Compressive Behavior of 3D-Printed Stiffened Bioinspired Tubular Metamaterials

Abstract

This study proposes innovative bioinspired tubular metamaterial structures modeled after the zigzag patterns commonly found in natural systems. The straight, curved zigzag and their symmetrical counterparts serve as inspiration for the design of a novel biomimetic tube. To enhance the mechanical performance of these tubes, circumferential stiffeners are incorporated, varying in both quantity and arrangement. Various samples are fabricated using additive manufacturing, and experimental testing combined with finite-element analysis is employed to assess deformation behavior, energy absorption (EA), specific EA (SEA), and effective Young's modulus (E_eff). Results demonstrate that the addition of stiffeners significantly enhances the EA capacity and deformation behavior by varying the overall Poisson's ratio and enhancing stiffness.

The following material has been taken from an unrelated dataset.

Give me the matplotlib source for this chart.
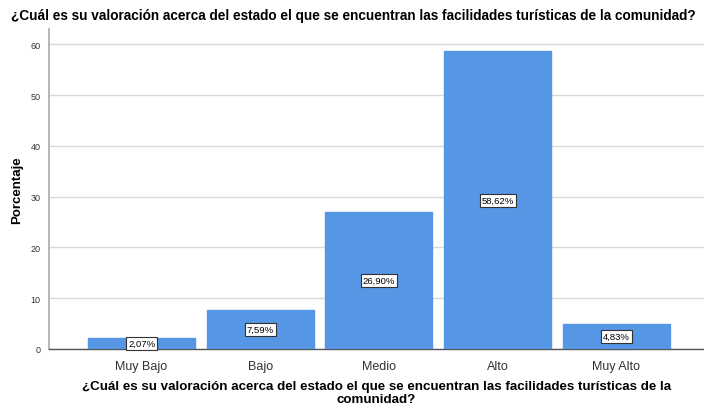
import matplotlib
matplotlib.use("Agg")
import matplotlib.pyplot as plt

categories = ["Muy Bajo", "Bajo", "Medio", "Alto", "Muy Alto"]
values = [2.07, 7.59, 26.90, 58.62, 4.83]
labels = ["2,07%", "7,59%", "26,90%", "58,62%", "4,83%"]
yticks = [0, 10, 20, 30, 40, 50, 60]
title = "¿Cuál es su valoración acerca del estado el que se encuentran las facilidades turísticas de la comunidad?"
xlabel = "¿Cuál es su valoración acerca del estado el que se encuentran las facilidades turísticas de la\ncomunidad?"
ylabel = "Porcentaje"

plt.rcParams['font.family'] = ['Liberation Sans', 'DejaVu Sans']

fig = plt.figure(figsize=(7.04, 4.10), dpi=100)
ax = fig.add_axes([49/704, 1 - 350/410, 1 - 49/704, 320/410])

x = list(range(len(categories)))
ax.bar(x, values, width=0.9, color="#5596E5", edgecolor="#5596E5", zorder=3)
for xi, v, lab in zip(x, values, labels):
    ax.text(xi, v / 2, lab, ha="center", va="center", fontsize=6.8, color="black", zorder=4,
            bbox=dict(boxstyle="square,pad=0.2", facecolor="white", edgecolor="#333333", linewidth=0.8))

ax.set_xlim(-0.78, 4.74)
ax.set_ylim(0, 63)
ax.set_yticks(yticks)
ax.set_yticklabels([str(t) for t in yticks], fontsize=6.5, color="#333333")
ax.set_xticks(x)
ax.set_xticklabels(categories, fontsize=9, color="#333333")
ax.tick_params(axis="both", length=0)
ax.tick_params(axis="y", pad=6)
ax.tick_params(axis="x", pad=8)
ax.grid(axis="y", color="#d9d9d9", linewidth=1, zorder=0)

for s in ["top", "right"]:
    ax.spines[s].set_visible(False)
ax.spines["left"].set_color("#aaaaaa")
ax.spines["left"].set_linewidth(1.2)
ax.spines["bottom"].set_color("#555555")
ax.spines["bottom"].set_linewidth(1)

ax.set_ylabel(ylabel, fontsize=9.5, fontweight="bold", labelpad=5)
ax.set_xlabel(xlabel, fontsize=9.6, fontweight="bold", labelpad=6, linespacing=1.02)
fig.text(353/704, 1 - 16/410, title, ha="center", va="center", fontsize=9.8, fontweight="bold")

fig.savefig("out.png", dpi=100)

Straight zigzag tubes exhibit the highest stiffness, while symmetric curved zigzag tubes show up to a 33% improvement in effective modulus with stiffener integration. Nonsymmetric configurations enhanced by stiffener integration demonstrate superior EA up to 52%. Stiffeners enhance SEA by up to 42% in curved zigzag tubes. The parametric study further emphasizes the critical role of geometric parameters in optimizing mechanical performance. These results provide valuable insights for designing advanced tubular structures with high EA for a variety of applications.